◆ Problem to solve
Within the data that follows, set down exactly the lines from the one containing "Write the seaborn" through the one containing "import seaborn as sns", both ends included.

>>>>

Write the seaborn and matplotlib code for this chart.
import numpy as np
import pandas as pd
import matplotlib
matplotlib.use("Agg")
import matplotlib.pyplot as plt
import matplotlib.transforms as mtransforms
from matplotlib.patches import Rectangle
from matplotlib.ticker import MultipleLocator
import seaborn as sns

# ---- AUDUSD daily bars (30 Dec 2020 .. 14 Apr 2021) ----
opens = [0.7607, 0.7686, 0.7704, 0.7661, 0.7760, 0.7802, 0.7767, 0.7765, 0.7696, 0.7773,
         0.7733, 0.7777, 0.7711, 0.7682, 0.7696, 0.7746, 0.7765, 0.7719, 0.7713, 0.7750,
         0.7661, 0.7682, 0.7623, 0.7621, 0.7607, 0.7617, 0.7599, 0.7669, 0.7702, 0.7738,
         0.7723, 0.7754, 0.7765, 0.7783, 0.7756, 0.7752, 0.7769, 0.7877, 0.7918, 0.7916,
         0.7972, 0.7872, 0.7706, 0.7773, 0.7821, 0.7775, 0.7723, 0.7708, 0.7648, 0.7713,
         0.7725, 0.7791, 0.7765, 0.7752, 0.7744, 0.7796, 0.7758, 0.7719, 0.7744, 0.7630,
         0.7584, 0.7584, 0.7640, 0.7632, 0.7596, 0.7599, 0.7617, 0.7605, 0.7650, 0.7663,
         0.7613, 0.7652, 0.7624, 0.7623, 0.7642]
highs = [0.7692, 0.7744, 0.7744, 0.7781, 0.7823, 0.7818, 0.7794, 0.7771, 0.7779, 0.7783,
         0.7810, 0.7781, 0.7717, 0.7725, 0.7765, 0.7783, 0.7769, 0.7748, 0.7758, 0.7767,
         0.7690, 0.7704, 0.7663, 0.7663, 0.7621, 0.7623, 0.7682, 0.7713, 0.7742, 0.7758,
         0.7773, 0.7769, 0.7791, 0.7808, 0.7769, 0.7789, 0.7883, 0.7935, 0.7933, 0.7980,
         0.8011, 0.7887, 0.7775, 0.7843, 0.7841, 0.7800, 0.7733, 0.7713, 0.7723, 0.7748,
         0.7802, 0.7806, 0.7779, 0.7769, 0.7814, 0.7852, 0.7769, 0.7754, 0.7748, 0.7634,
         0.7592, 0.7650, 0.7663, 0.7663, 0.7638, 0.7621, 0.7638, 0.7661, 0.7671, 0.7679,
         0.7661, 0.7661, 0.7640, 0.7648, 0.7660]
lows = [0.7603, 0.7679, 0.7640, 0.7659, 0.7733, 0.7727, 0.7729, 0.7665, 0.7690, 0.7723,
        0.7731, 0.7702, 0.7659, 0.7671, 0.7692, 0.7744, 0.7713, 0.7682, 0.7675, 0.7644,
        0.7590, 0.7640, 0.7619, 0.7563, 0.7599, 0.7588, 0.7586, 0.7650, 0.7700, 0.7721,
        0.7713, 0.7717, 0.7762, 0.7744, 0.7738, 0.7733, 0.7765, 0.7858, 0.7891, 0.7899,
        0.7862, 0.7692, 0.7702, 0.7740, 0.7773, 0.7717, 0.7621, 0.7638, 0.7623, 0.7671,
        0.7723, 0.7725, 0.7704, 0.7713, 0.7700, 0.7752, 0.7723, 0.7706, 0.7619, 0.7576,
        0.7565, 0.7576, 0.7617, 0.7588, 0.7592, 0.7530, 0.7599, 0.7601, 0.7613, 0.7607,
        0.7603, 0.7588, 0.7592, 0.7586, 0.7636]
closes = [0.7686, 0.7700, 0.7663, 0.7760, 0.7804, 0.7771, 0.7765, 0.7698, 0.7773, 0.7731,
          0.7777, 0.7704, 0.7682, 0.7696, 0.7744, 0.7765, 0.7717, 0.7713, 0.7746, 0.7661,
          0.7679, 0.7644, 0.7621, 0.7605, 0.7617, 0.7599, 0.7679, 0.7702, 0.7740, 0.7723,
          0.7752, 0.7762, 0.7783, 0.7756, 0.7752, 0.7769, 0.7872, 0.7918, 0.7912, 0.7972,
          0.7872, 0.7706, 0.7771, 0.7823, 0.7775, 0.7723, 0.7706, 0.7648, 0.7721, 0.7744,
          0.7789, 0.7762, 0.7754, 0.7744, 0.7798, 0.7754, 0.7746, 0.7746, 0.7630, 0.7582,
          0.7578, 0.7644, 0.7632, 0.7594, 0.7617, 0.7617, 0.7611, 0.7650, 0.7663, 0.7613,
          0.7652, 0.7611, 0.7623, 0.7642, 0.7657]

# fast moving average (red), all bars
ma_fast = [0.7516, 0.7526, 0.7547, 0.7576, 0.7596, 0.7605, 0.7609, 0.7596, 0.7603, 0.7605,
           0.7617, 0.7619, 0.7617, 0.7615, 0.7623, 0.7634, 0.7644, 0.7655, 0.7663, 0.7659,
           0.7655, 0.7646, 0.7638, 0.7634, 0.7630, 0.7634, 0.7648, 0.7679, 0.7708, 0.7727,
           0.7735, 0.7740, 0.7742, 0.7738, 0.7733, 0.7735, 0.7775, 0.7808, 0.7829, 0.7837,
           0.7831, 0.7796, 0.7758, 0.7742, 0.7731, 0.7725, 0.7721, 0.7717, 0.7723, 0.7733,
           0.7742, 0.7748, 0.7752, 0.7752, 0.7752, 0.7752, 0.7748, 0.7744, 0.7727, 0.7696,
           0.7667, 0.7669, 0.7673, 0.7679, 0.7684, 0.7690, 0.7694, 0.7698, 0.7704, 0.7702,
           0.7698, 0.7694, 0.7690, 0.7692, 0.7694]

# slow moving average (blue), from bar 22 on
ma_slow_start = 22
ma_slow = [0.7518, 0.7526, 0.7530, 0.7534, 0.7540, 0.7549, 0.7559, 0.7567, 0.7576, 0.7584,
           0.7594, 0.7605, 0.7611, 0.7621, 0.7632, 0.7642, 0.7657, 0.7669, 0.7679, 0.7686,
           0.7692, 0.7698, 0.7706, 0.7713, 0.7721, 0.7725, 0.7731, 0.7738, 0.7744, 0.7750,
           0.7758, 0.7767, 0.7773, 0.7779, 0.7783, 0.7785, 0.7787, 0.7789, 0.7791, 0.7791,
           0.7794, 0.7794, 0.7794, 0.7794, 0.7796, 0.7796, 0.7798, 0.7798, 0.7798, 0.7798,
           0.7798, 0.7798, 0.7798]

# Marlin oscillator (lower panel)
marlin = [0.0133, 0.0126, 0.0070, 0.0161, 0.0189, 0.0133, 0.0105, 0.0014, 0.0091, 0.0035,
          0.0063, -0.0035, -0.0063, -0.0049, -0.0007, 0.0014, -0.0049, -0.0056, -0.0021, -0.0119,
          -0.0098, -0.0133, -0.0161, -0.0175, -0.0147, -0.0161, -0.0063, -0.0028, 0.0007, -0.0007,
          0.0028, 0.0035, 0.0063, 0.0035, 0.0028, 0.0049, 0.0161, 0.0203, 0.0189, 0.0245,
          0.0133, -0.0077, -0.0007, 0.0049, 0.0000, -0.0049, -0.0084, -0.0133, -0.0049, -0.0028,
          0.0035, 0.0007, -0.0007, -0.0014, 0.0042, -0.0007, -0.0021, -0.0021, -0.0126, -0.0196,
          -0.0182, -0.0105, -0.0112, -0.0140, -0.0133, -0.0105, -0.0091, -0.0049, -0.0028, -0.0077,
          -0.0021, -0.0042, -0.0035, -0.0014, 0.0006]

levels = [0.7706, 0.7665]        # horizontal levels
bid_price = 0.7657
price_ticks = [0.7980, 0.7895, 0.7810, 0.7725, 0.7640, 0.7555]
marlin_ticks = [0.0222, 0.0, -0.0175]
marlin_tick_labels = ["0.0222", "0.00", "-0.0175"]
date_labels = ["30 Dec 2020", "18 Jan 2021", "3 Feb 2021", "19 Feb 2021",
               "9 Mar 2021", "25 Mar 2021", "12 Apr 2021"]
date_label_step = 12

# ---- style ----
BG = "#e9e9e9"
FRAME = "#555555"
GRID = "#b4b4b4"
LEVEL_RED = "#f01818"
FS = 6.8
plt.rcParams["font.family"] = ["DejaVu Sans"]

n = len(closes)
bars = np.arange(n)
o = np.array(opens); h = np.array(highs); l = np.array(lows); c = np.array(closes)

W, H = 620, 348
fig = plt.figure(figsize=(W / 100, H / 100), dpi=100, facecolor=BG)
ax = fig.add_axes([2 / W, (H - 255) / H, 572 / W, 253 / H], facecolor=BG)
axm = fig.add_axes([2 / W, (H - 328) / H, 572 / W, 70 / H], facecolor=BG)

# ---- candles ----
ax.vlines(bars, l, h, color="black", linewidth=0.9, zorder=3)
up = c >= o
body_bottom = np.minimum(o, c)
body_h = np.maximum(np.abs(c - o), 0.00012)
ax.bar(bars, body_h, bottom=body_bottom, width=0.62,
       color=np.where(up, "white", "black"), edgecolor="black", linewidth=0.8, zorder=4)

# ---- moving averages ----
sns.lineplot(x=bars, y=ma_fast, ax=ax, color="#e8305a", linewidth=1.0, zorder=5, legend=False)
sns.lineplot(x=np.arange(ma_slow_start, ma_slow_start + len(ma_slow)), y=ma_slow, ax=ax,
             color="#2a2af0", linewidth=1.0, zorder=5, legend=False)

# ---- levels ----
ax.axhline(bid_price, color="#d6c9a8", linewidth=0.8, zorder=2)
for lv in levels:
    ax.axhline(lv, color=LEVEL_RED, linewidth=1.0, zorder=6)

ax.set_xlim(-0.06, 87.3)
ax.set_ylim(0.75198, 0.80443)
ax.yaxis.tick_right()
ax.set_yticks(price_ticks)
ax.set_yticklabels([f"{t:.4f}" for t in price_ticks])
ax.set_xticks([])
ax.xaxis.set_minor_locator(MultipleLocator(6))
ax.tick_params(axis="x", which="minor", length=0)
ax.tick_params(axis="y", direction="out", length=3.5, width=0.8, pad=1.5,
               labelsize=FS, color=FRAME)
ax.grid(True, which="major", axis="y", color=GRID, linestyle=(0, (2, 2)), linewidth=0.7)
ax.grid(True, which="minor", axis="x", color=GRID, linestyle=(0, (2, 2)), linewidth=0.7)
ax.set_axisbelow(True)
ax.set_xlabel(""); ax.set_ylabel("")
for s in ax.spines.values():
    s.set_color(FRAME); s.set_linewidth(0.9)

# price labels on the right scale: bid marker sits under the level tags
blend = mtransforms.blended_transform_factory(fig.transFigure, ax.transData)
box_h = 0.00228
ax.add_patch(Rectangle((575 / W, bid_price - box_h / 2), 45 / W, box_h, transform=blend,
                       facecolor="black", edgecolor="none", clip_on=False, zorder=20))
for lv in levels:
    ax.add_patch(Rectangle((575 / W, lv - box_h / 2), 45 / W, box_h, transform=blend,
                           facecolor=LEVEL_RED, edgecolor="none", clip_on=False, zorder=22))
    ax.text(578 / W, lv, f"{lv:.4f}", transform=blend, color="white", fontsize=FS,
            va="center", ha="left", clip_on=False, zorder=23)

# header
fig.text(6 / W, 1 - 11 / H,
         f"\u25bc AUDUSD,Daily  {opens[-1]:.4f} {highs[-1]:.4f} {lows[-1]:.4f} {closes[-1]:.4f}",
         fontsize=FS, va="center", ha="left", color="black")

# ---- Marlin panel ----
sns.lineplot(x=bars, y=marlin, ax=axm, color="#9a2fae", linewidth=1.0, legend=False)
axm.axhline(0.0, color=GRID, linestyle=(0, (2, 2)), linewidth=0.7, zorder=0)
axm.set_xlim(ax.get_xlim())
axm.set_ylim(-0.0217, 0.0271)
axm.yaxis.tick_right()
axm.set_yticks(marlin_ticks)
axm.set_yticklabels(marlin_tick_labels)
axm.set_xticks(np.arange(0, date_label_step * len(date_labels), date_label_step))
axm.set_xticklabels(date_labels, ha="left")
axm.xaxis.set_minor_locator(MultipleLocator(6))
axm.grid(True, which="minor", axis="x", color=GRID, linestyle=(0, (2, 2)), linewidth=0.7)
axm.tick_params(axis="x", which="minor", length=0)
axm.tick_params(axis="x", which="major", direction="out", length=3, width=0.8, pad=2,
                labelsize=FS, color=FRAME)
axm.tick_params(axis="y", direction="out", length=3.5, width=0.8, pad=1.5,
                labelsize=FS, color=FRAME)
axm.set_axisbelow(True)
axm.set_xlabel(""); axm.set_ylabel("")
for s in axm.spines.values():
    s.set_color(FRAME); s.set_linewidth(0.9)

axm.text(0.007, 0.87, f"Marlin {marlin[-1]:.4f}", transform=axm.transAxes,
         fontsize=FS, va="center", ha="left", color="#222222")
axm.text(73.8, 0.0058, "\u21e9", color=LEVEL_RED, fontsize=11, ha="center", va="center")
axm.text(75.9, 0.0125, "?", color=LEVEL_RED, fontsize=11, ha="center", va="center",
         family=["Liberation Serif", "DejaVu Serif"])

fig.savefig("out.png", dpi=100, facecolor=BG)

<<<<
>>>>

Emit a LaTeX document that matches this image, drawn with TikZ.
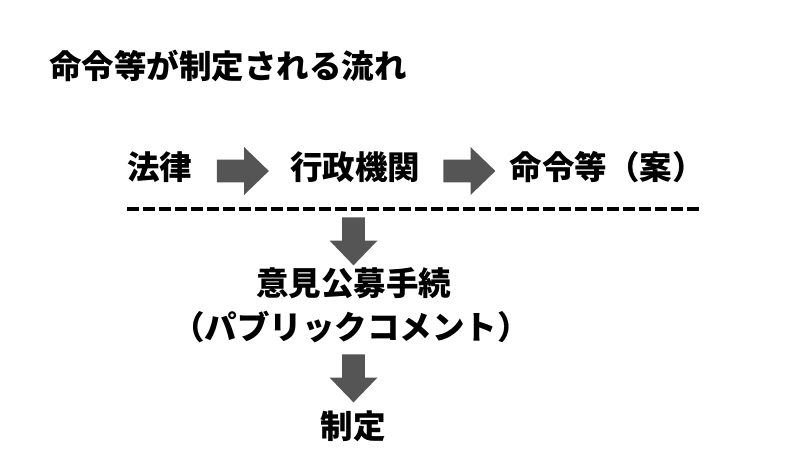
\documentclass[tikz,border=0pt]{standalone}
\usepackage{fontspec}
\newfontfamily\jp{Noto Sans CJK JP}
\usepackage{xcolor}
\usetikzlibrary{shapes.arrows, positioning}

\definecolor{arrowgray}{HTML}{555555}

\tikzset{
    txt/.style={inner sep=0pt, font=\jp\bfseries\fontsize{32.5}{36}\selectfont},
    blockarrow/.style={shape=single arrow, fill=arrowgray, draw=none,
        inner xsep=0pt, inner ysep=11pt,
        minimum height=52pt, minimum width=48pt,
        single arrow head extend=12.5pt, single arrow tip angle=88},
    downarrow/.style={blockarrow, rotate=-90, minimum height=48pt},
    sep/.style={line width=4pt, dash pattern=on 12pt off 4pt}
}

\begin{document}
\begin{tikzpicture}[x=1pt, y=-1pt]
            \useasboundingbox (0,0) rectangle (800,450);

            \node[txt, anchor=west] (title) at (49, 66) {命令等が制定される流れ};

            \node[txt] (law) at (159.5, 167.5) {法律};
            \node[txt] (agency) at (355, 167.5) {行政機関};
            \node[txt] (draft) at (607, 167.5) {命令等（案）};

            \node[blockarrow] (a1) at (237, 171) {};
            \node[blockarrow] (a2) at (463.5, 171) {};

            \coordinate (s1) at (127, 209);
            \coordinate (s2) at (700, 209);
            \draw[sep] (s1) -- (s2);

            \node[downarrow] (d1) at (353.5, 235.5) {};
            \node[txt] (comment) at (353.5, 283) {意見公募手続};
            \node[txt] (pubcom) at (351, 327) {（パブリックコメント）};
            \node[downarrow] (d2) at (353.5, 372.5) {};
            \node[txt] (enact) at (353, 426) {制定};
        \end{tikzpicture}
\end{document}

<<<<

◆ Response to the exercise
Write the seaborn and matplotlib code for this chart.
import numpy as np
import pandas as pd
import matplotlib
matplotlib.use("Agg")
import matplotlib.pyplot as plt
import matplotlib.transforms as mtransforms
from matplotlib.patches import Rectangle
from matplotlib.ticker import MultipleLocator
import seaborn as sns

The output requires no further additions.